Дежавю. Любовь - страница 50
– Не уверен, что вспомните. Совершенно не уверен! Разве такая авария в первый раз? Ну, я спрашиваю – такая авария впервые была? Ну, ведь нет, не впервые! Нет-нет! И многие уже совсем все забыли, что было. Так и о нас вы помните, пока вот эта жалкая горстка муравьев жива. Ну, точно говорю вам, в вашем-нашем-общем лексиконе нет такой фразы, нет лозунга «Мы будем помнить!» Это пафос! Ее просто-напросто нет. Сейчас нас осталось уже сорок. Сейчас – всего-навсего сорок, а вот три месяца месяц назад было в два раза больше! М-м-м, понимаете вы эту простую арифметику?

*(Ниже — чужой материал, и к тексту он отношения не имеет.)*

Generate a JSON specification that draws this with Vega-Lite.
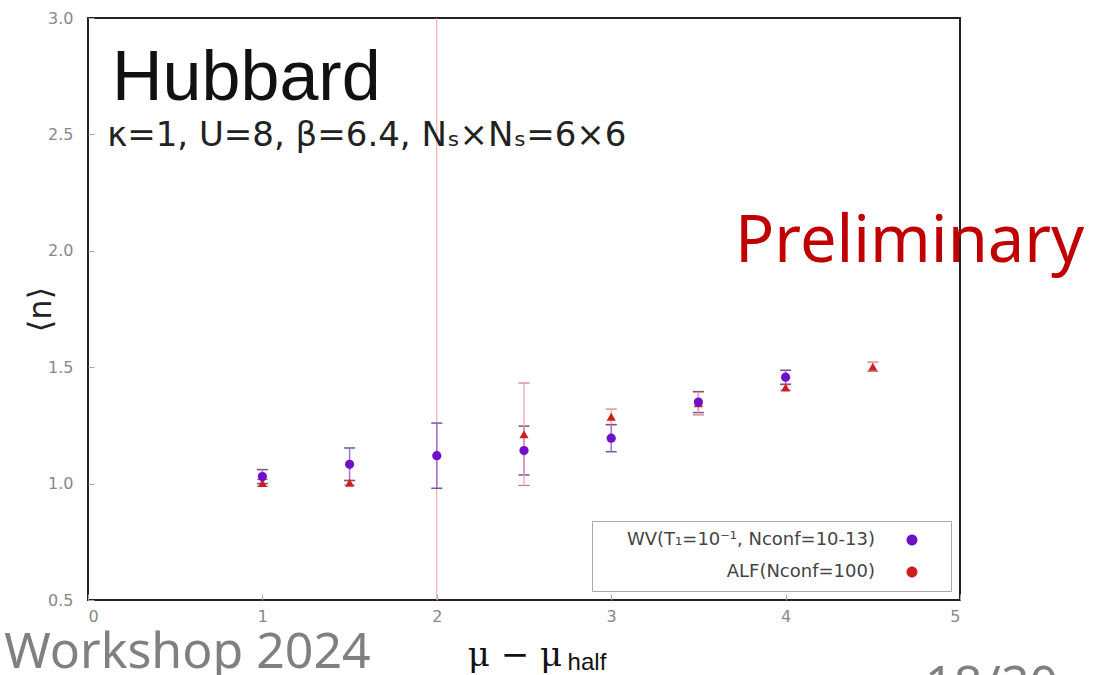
{
  "$schema": "https://vega.github.io/schema/vega-lite/v6.json",
  "width": 872,
  "height": 582,
  "autosize": "none",
  "padding": {"left": 88, "top": 18, "right": 154, "bottom": 75},
  "background": "white",
  "config": {
    "view": {"stroke": "#222", "strokeWidth": 2},
    "axis": {"domain": false, "grid": false, "labelFont": "DejaVu Sans", "labelColor": "#888", "labelFontSize": 16, "tickColor": "#aaa", "tickSize": -6}
  },
  "data": {"values": [
    {"series": "ALF(Nconf=100)", "x": 1.0, "y": 1.003, "err": 0.015},
    {"series": "ALF(Nconf=100)", "x": 1.5, "y": 1.004, "err": 0.01},
    {"series": "ALF(Nconf=100)", "x": 2.5, "y": 1.212, "err": 0.22},
    {"series": "ALF(Nconf=100)", "x": 3.0, "y": 1.287, "err": 0.033},
    {"series": "ALF(Nconf=100)", "x": 3.5, "y": 1.345, "err": 0.05},
    {"series": "ALF(Nconf=100)", "x": 4.0, "y": 1.413, "err": 0.012},
    {"series": "ALF(Nconf=100)", "x": 4.5, "y": 1.502, "err": 0.02},
    {"series": "WV(T₁=10⁻¹, Nconf=10-13)", "x": 1.0, "y": 1.03, "err": 0.03},
    {"series": "WV(T₁=10⁻¹, Nconf=10-13)", "x": 1.5, "y": 1.083, "err": 0.07},
    {"series": "WV(T₁=10⁻¹, Nconf=10-13)", "x": 2.0, "y": 1.12, "err": 0.14},
    {"series": "WV(T₁=10⁻¹, Nconf=10-13)", "x": 2.5, "y": 1.142, "err": 0.105},
    {"series": "WV(T₁=10⁻¹, Nconf=10-13)", "x": 3.0, "y": 1.195, "err": 0.058},
    {"series": "WV(T₁=10⁻¹, Nconf=10-13)", "x": 3.5, "y": 1.35, "err": 0.045},
    {"series": "WV(T₁=10⁻¹, Nconf=10-13)", "x": 4.0, "y": 1.457, "err": 0.03}
  ]},
  "layer": [
    {
      "data": {"values": [{"x": 2}]},
      "mark": {"type": "rule", "color": "#e8a0a0", "strokeWidth": 1},
      "encoding": {"x": {"field": "x", "type": "quantitative", "title": null}}
    },
    {
      "transform": [{"filter": "datum.series === 'WV(T₁=10⁻¹, Nconf=10-13)'"}],
      "mark": {"type": "errorbar", "ticks": {"color": "#3a0a70", "size": 11, "thickness": 1.5}, "rule": {"color": "#a070d8", "strokeWidth": 1.5}},
      "encoding": {
        "x": {"field": "x", "type": "quantitative", "title": null},
        "y": {"field": "y", "type": "quantitative", "title": "⟨n⟩"},
        "yError": {"field": "err"}
      }
    },
    {
      "transform": [{"filter": "datum.series === 'ALF(Nconf=100)'"}],
      "mark": {"type": "errorbar", "ticks": {"color": "#b04040", "size": 11, "thickness": 1.2}, "rule": {"color": "#eea0a8", "strokeWidth": 1.2}},
      "encoding": {
        "x": {"field": "x", "type": "quantitative", "title": null},
        "y": {"field": "y", "type": "quantitative", "title": "⟨n⟩"},
        "yError": {"field": "err"}
      }
    },
    {
      "mark": {"type": "point", "filled": true, "opacity": 1, "size": 85},
      "encoding": {
        "x": {"field": "x", "type": "quantitative", "scale": {"domain": [0, 5], "nice": false, "zero": false}, "axis": {"values": [0, 1, 2, 3, 4, 5], "format": "d", "labelPadding": 14}, "title": null},
        "y": {"field": "y", "type": "quantitative", "scale": {"domain": [0.5, 3.0], "nice": false, "zero": false}, "axis": {"values": [0.5, 1.0, 1.5, 2.0, 2.5, 3.0], "format": ".1f", "titleFont": "DejaVu Sans", "titleFontSize": 32, "titleFontWeight": "normal", "titleColor": "#222", "titlePadding": -10, "labelPadding": 21}, "title": "⟨n⟩"},
        "shape": {"condition": {"test": "datum.series === 'ALF(Nconf=100)'", "value": "triangle-up"}, "value": "circle"},
        "color": {"field": "series", "type": "nominal", "scale": {"domain": ["WV(T₁=10⁻¹, Nconf=10-13)", "ALF(Nconf=100)"], "range": ["#7010c8", "#cc2020"]},
          "legend": {
            "title": null, "orient": "bottom-right", "offset": 9, "direction": "vertical",
            "fillColor": "white", "strokeColor": "#aaa", "padding": 10,
            "labelFont": "DejaVu Sans", "labelFontSize": 18, "labelColor": "#444",
            "labelAlign": "right", "labelOffset": -46, "symbolOffset": 301, "symbolSize": 100, "rowPadding": 14,
            "labelLimit": 400,
            "symbolType": "M-5.8,0H5.8M-5.8,-0.8V0.8M5.8,-0.8V0.8M-1.1,0A1.1,1.1,0,1,0,1.1,0A1.1,1.1,0,1,0,-1.1,0Z",
            "symbolStrokeWidth": 1.2
          }}
      }
    },
    {
      "data": {"values": [{"t": "Hubbard"}]},
      "mark": {"type": "text", "align": "left", "baseline": "alphabetic", "font": "Liberation Sans", "fontSize": 70, "color": "#111"},
      "encoding": {"text": {"field": "t"}, "x": {"datum": 0.138, "type": "quantitative"}, "y": {"datum": 2.648, "type": "quantitative"}}
    },
    {
      "data": {"values": [{"t": "κ=1, U=8, β=6.4, Nₛ×Nₛ=6×6"}]},
      "mark": {"type": "text", "align": "left", "baseline": "alphabetic", "font": "DejaVu Sans", "fontSize": 34, "color": "#222"},
      "encoding": {"text": {"field": "t"}, "x": {"datum": 0.11, "type": "quantitative"}, "y": {"datum": 2.45, "type": "quantitative"}}
    },
    {
      "data": {"values": [{"t": "Preliminary"}]},
      "mark": {"type": "text", "align": "left", "baseline": "alphabetic", "font": "Noto Sans", "fontSize": 65, "color": "#c00000"},
      "encoding": {"text": {"field": "t"}, "x": {"datum": 3.71, "type": "quantitative"}, "y": {"datum": 1.952, "type": "quantitative"}}
    },
    {
      "data": {"values": [{"t": "Workshop 2024"}]},
      "mark": {"type": "text", "align": "left", "baseline": "alphabetic", "font": "Noto Sans", "fontSize": 50, "color": "#808080"},
      "encoding": {"text": {"field": "t"}, "x": {"datum": -0.48, "type": "quantitative"}, "y": {"datum": 0.21, "type": "quantitative"}}
    },
    {
      "data": {"values": [{"t": "18/20"}]},
      "mark": {"type": "text", "align": "left", "baseline": "alphabetic", "font": "Noto Sans", "fontSize": 50, "color": "#808080"},
      "encoding": {"text": {"field": "t"}, "x": {"datum": 4.8, "type": "quantitative"}, "y": {"datum": 0.068, "type": "quantitative"}}
    },
    {
      "data": {"values": [{"t": "μ − μ"}]},
      "mark": {"type": "text", "align": "center", "baseline": "alphabetic", "font": "DejaVu Serif", "fontSize": 34, "color": "#111"},
      "encoding": {"text": {"field": "t"}, "x": {"datum": 2.448, "type": "quantitative"}, "y": {"datum": 0.2165, "type": "quantitative"}}
    },
    {
      "data": {"values": [{"t": "half"}]},
      "mark": {"type": "text", "align": "left", "baseline": "alphabetic", "font": "Liberation Sans", "fontSize": 24, "color": "#111"},
      "encoding": {"text": {"field": "t"}, "x": {"datum": 2.75, "type": "quantitative"}, "y": {"datum": 0.2, "type": "quantitative"}}
    }
  ]
}
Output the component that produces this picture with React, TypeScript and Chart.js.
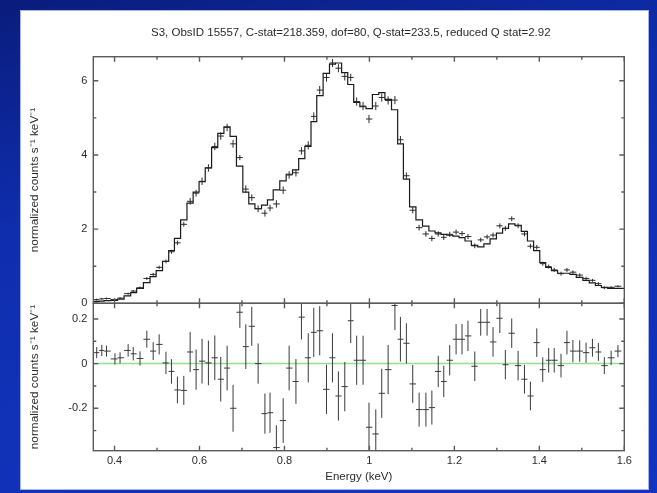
import React, { useEffect, useRef } from 'react';
import { Chart, registerables } from 'chart.js';

Chart.register(...registerables);

const TITLE = 'S3, ObsID 15557, C-stat=218.359, dof=80, Q-stat=233.5, reduced Q stat=2.92';
const Y_LABEL = 'normalized counts s\u207B\u00B9 keV\u207B\u00B9';
const X_LABEL = 'Energy (keV)';

// bin centres (keV)
const binEnergy = [
  0.358, 0.370, 0.381, 0.401, 0.413, 0.432, 0.444, 0.460, 0.476, 0.491,
  0.505, 0.521, 0.534, 0.548, 0.563, 0.578, 0.592, 0.606, 0.621, 0.636,
  0.650, 0.665, 0.679, 0.695, 0.709, 0.723, 0.738, 0.754, 0.766, 0.781,
  0.797, 0.811, 0.827, 0.840, 0.856, 0.869, 0.883, 0.899, 0.913, 0.927,
  0.942, 0.956, 0.970, 0.985, 0.999, 1.015, 1.029, 1.044, 1.060, 1.073,
  1.087, 1.102, 1.117, 1.133, 1.147, 1.162, 1.175, 1.189, 1.204, 1.218,
  1.232, 1.248, 1.262, 1.277, 1.291, 1.307, 1.320, 1.335, 1.350, 1.365,
  1.379, 1.394, 1.408, 1.422, 1.435, 1.451, 1.465, 1.479, 1.495, 1.510,
  1.525, 1.539, 1.553, 1.569, 1.585,
];

// folded model (step histogram)
const modelCounts = [
  0.05, 0.06, 0.07, 0.08, 0.11, 0.20, 0.29, 0.40, 0.56, 0.72,
  0.88, 1.13, 1.42, 1.75, 2.25, 2.70, 3.00, 3.28, 3.65, 4.20,
  4.58, 4.76, 4.50, 3.70, 3.00, 2.68, 2.55, 2.65, 2.79, 3.06,
  3.30, 3.48, 3.60, 3.90, 4.23, 4.90, 5.60, 6.20, 6.45, 6.48,
  6.22, 5.90, 5.42, 5.30, 5.25, 5.63, 5.68, 5.50, 5.22, 4.30,
  3.35, 2.60, 2.25, 2.08, 1.95, 1.90, 1.86, 1.84, 1.81, 1.77,
  1.68, 1.56, 1.52, 1.60, 1.74, 1.89, 2.02, 2.14, 2.10, 1.94,
  1.68, 1.42, 1.10, 0.97, 0.88, 0.81, 0.81, 0.78, 0.70, 0.62,
  0.55, 0.48, 0.43, 0.40, 0.40,
];

// observed data points
const dataCounts = [
  0.10, 0.12, 0.13, 0.10, 0.14, 0.26, 0.33, 0.42, 0.67, 0.78,
  0.97, 1.13, 1.39, 1.63, 2.13, 2.75, 2.97, 3.29, 3.65, 4.23,
  4.51, 4.74, 4.30, 3.93, 3.08, 2.85, 2.55, 2.43, 2.57, 2.68,
  3.05, 3.46, 3.52, 4.11, 4.26, 5.04, 5.75, 6.09, 6.48, 6.34,
  6.12, 6.09, 5.44, 5.32, 4.97, 5.32, 5.55, 5.47, 5.48, 4.41,
  3.44, 2.51, 2.04, 1.87, 1.75, 1.87, 1.78, 1.86, 1.92, 1.88,
  1.80, 1.55, 1.71, 1.79, 1.84, 2.09, 2.02, 2.28, 2.09, 1.87,
  1.54, 1.51, 1.07, 0.99, 0.90, 0.80, 0.90, 0.84, 0.76, 0.67,
  0.62, 0.53, 0.42, 0.43, 0.46,
];

// residuals (data - model)
const residuals = [
  0.049, 0.059, 0.056, 0.021, 0.026, 0.059, 0.044, 0.023, 0.109, 0.056,
  0.086, 0.003, -0.035, -0.118, -0.120, 0.052, -0.027, 0.011, 0.003, 0.026,
  -0.070, -0.020, -0.200, 0.230, 0.076, 0.167, 0.000, -0.224, -0.220, -0.376,
  -0.255, -0.020, -0.080, 0.208, 0.026, 0.140, 0.147, -0.115, 0.026, -0.145,
  -0.103, 0.192, 0.015, 0.015, -0.285, -0.315, -0.133, -0.027, 0.260, 0.109,
  0.091, -0.091, -0.206, -0.206, -0.197, -0.035, -0.080, 0.015, 0.109, 0.109,
  0.124, -0.012, 0.185, 0.185, 0.097, 0.203, -0.005, 0.136, -0.009, -0.070,
  -0.145, 0.094, -0.027, 0.015, 0.015, -0.009, 0.094, 0.056, 0.056, 0.049,
  0.071, 0.052, -0.009, 0.026, 0.056,
];

// 1-sigma errors
const errors = [
  0.025, 0.025, 0.025, 0.025, 0.025, 0.028, 0.030, 0.032, 0.038, 0.040,
  0.045, 0.050, 0.055, 0.060, 0.065, 0.090, 0.090, 0.100, 0.100, 0.100,
  0.100, 0.100, 0.105, 0.070, 0.100, 0.087, 0.090, 0.090, 0.090, 0.100,
  0.100, 0.100, 0.100, 0.100, 0.110, 0.110, 0.110, 0.110, 0.110, 0.110,
  0.110, 0.100, 0.110, 0.110, 0.110, 0.110, 0.110, 0.110, 0.110, 0.100,
  0.090, 0.085, 0.076, 0.076, 0.076, 0.070, 0.070, 0.068, 0.068, 0.068,
  0.068, 0.066, 0.060, 0.060, 0.066, 0.066, 0.066, 0.066, 0.066, 0.064,
  0.064, 0.064, 0.055, 0.055, 0.055, 0.053, 0.053, 0.050, 0.048, 0.045,
  0.040, 0.040, 0.038, 0.032, 0.027,
];

const xRange = [0.35, 1.6];
const specRange = [0, 6.65];
const resRange = [-0.39, 0.27];
const xTicks = [0.4, 0.6, 0.8, 1.0, 1.2, 1.4, 1.6];
const xMinorTicks = [0.5, 0.7, 0.9, 1.1, 1.3, 1.5];
const specTicks = [0, 2, 4, 6];
const specMinorTicks = [1, 3, 5];
const resTicks = [-0.2, 0, 0.2];
const resMinorTicks = [-0.3, -0.1, 0.1];

const FONT = "'Liberation Sans', Arial, sans-serif";
const TEXT = '#2b2b2b';
const FRAME = '#5a5a5a';

function crossSegments(xs: number[], ys: number[], errs: number[]) {
  const pts: { x: number; y: number | null }[] = [];
  const n = xs.length;
  for (let i = 0; i < n; i++) {
    const lo = i > 0 ? (xs[i] + xs[i - 1]) / 2 : xs[i] - (xs[i + 1] - xs[i]) / 2;
    const hi = i < n - 1 ? (xs[i] + xs[i + 1]) / 2 : xs[i] + (xs[i] - xs[i - 1]) / 2;
    pts.push({ x: xs[i], y: ys[i] - errs[i] });
    pts.push({ x: xs[i], y: ys[i] + errs[i] });
    pts.push({ x: xs[i], y: null });
    pts.push({ x: lo, y: ys[i] });
    pts.push({ x: hi, y: ys[i] });
    pts.push({ x: hi, y: null });
  }
  return pts;
}

const panelPlugin = {
  id: 'panels',
  beforeDatasetDraw(chart: any, args: any) {
    const meta = chart.getDatasetMeta(args.index);
    const ys = chart.scales[meta.yAxisID];
    const { left, right } = chart.chartArea;
    const ctx = chart.ctx;
    ctx.save();
    ctx.beginPath();
    ctx.rect(left, ys.top, right - left, ys.bottom - ys.top);
    ctx.clip();
  },
  afterDatasetDraw(chart: any) {
    chart.ctx.restore();
  },
  afterDraw(chart: any) {
    const ctx = chart.ctx;
    const xs = chart.scales.x;
    const panels: [string, number[], number[]][] = [
      ['ySpec', specTicks, specMinorTicks],
      ['yRes', resTicks, resMinorTicks],
    ];
    for (const [id, major, minor] of panels) {
      const ys = chart.scales[id];
      const l = xs.left, r = xs.right, t = ys.top, b = ys.bottom;
      ctx.save();
      ctx.strokeStyle = FRAME;
      ctx.lineWidth = 1.4;
      ctx.strokeRect(l, t, r - l, b - t);
      ctx.beginPath();
      const xt = (vals: number[], len: number) => {
        for (const v of vals) {
          const p = xs.getPixelForValue(v);
          ctx.moveTo(p, b); ctx.lineTo(p, b - len);
          ctx.moveTo(p, t); ctx.lineTo(p, t + len);
        }
      };
      const yt = (vals: number[], len: number) => {
        for (const v of vals) {
          const p = ys.getPixelForValue(v);
          ctx.moveTo(l, p); ctx.lineTo(l + len, p);
          ctx.moveTo(r, p); ctx.lineTo(r - len, p);
        }
      };
      xt(xTicks, 5); xt(xMinorTicks, 3);
      yt(major, 5); yt(minor, 3);
      ctx.stroke();
      ctx.restore();
    }
    ctx.save();
    ctx.font = `11.5px ${FONT}`;
    ctx.fillStyle = TEXT;
    ctx.textAlign = 'center';
    ctx.textBaseline = 'middle';
    ctx.fillText(TITLE, (xs.left + xs.right) / 2 - 8, 22);
    ctx.restore();
  },
};

export default function App() {
  const ref = useRef<HTMLCanvasElement>(null);

  useEffect(() => {
    if (!ref.current) return;
    const modelData = [
      { x: xRange[0], y: modelCounts[0] },
      ...binEnergy.map((e, i) => ({ x: e, y: modelCounts[i] })),
      { x: xRange[1], y: modelCounts[modelCounts.length - 1] },
    ];
    const fixTicks = (vals: number[]) => (s: any) => {
      s.ticks = vals.map((v) => ({ value: v }));
    };
    const yTitle = {
      display: true,
      text: Y_LABEL,
      color: TEXT,
      font: { family: FONT, size: 11.8 },
      padding: { top: 7, bottom: 0 },
    };
    const chart = new Chart(ref.current, {
      type: 'line',
      data: {
        datasets: [
          {
            data: crossSegments(binEnergy, residuals, errors) as any,
            yAxisID: 'yRes',
            borderColor: '#3a3a3a',
            borderWidth: 1,
            pointRadius: 0,
            spanGaps: false,
            order: 1,
          },
          {
            data: [{ x: xRange[0], y: 0 }, { x: xRange[1], y: 0 }],
            yAxisID: 'yRes',
            borderColor: '#8fe08f',
            borderWidth: 1.5,
            pointRadius: 0,
            order: 5,
          },
          {
            data: crossSegments(binEnergy, dataCounts, errors) as any,
            yAxisID: 'ySpec',
            borderColor: '#2a2a2a',
            borderWidth: 1,
            pointRadius: 0,
            spanGaps: false,
            order: 1,
          },
          {
            data: modelData,
            yAxisID: 'ySpec',
            stepped: 'middle',
            borderColor: '#1a1a1a',
            borderWidth: 1.2,
            pointRadius: 0,
            order: 2,
          },
        ],
      },
      options: {
        animation: false,
        responsive: false,
        devicePixelRatio: 1,
        events: [],
        layout: { padding: { left: 0, right: 23.7, top: 45.7, bottom: 0 } },
        plugins: { legend: { display: false }, tooltip: { enabled: false }, title: { display: false } },
        scales: {
          x: {
            type: 'linear',
            min: xRange[0],
            max: xRange[1],
            afterBuildTicks: fixTicks(xTicks),
            afterFit: (s: any) => { s.height = 38.3; },
            grid: { display: false, drawTicks: false },
            border: { display: false },
            ticks: {
              padding: 4,
              maxRotation: 0,
              autoSkip: false,
              color: TEXT,
              font: { family: FONT, size: 11 },
              callback: (v: any) => String(Number(v)),
            },
            title: {
              display: true,
              text: X_LABEL,
              color: TEXT,
              font: { family: FONT, size: 11.5 },
              padding: { top: 0, bottom: 5 },
            },
          },
          yRes: {
            type: 'linear',
            position: 'left',
            stack: 'panels',
            stackWeight: 147.4,
            weight: 0,
            min: resRange[0],
            max: resRange[1],
            afterBuildTicks: fixTicks(resTicks),
            afterFit: (s: any) => { s.width = 72.3; },
            grid: { display: false, drawTicks: false },
            border: { display: false },
            ticks: {
              padding: 6,
              color: TEXT,
              font: { family: FONT, size: 11 },
              callback: (v: any) => String(Number(v)),
            },
            title: yTitle,
          },
          ySpec: {
            type: 'linear',
            position: 'left',
            stack: 'panels',
            stackWeight: 246.6,
            weight: 1,
            min: specRange[0],
            max: specRange[1],
            afterBuildTicks: fixTicks(specTicks),
            afterFit: (s: any) => { s.width = 72.3; },
            grid: { display: false, drawTicks: false },
            border: { display: false },
            ticks: {
              padding: 6,
              color: TEXT,
              font: { family: FONT, size: 11 },
              callback: (v: any) => String(Number(v)),
            },
            title: yTitle,
          },
        },
      } as any,
      plugins: [panelPlugin],
    });
    return () => chart.destroy();
  }, []);

  return (
    <div
      style={{
        position: 'fixed',
        left: 0,
        top: 0,
        width: 657,
        height: 493,
        overflow: 'hidden',
        background: 'linear-gradient(165deg, #0a1c7c 0%, #0f2eae 35%, #1334c0 100%)',
      }}
    >
      <div
        style={{
          position: 'absolute',
          left: 21,
          top: 11,
          width: 627,
          height: 478,
          background: '#ffffff',
          boxShadow: '0 0 0 1px #a8b2ee',
        }}
      >
        <canvas ref={ref} width={627} height={478} style={{ display: 'block', width: 627, height: 478 }} />
      </div>
    </div>
  );
}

В два раза больше, и что? Сколько ж нас останется еще через месяц? Мы просто пришли и сделали свое дело. Считаю, мы выполнили свой долг перед Отечеством и это не просто красивые слова, а это вот… Это вот мы… – тут он запнулся, и замолчал, ему не хотелось продолжать живительную речь… Испарилось желание… Для кого он говорил? Для себя?
Искренний монолог Афта погасил все пламенные восклицания журналистов и продолжал держать в трепетной нервозности аудиторию, которая пережевывала сказанное ветераном. Это было неожиданно и достаточно смело, хотя никто не мог ничего сказать против: ведь все так, в реальности, и было, да и будет дальше…
Было решено сделать получасовой технический перерыв. Съемки, немного вышедшего за рамки телешоу, возобновились лишь после того, как слегка окаменевшие журналисты упредительно переговорили с другими ветеранами аварии.
«Сколько ж нас останется через месяц? И останется ли вообще? Останется ли? Мы выполнили свой долг перед другими муравьями и все… и все, и больше ничего такого особенного…»
Афт продолжал нестись по улицам, почти лететь, и уже подкатывал внутри горячий и колючий шарик, и он чувствовал, что сил никаких нет, нет сил и все, и придется перейти на ходьбу. «Ох-х-х, ладно, пусть и опоздаю, но, правда, сил уже нет бежать и бежать!.. Всю нашу жизнь мы все бесконечно бежим куда-то, как бешеные белки в замкнутом нескончаемом колесе, пытаемся догнать призрачное… призрачное счастье… или что? Неужели мы так и будем всегда бежать за этим манящим туманным счастьем?»
Ветеранская наградная цепочка с матовым медальоном отчаянно скакала поверх растрепавшейся рубашки. Плик-скокк, плик-скокк. Очередной болезненный комок с тревожной настырностью подкатывал к пылающему горлу, по ноющей плоскости затылка и пронотому*, на котором еще держалась рубашка, сбегали струйки пота, ноющее тело пылало огнем, виски необузданно пульсировали: тик-так, тик-так, тик-так… В мутной голове то оживали, то вдруг растворялись образы и события, словно в пустыне млеющий мираж. Афт абсолютно ничего вокруг не слышал, кроме, лихорадочно отбивающего на тамтамах чернокнижные ритмы, сердца, а слезящиеся глаза различали лишь узкую дорожку смолянистого тротуара. Муравей больше всего боялся думать о надвигающейся болезни, которая, переминаясь с ноги на ногу, в скромном ожидании уже стояла у порога его внутреннего мира и все норовила переступить его. Он боролся всевозможными внутренними средствами с тем, чтобы не впустить ее, не впустить ни при каких обстоятельствах, но, похоже, все бесполезно, никакими силами удержать ее было не-воз-мож-но… может быть, ему чудилось, что он отдает все жизненные силы, борется с неминуемым приходом смерти, стараясь улизнуть от своего недавнего прошлого. Но разве можно от него уйти или убежать?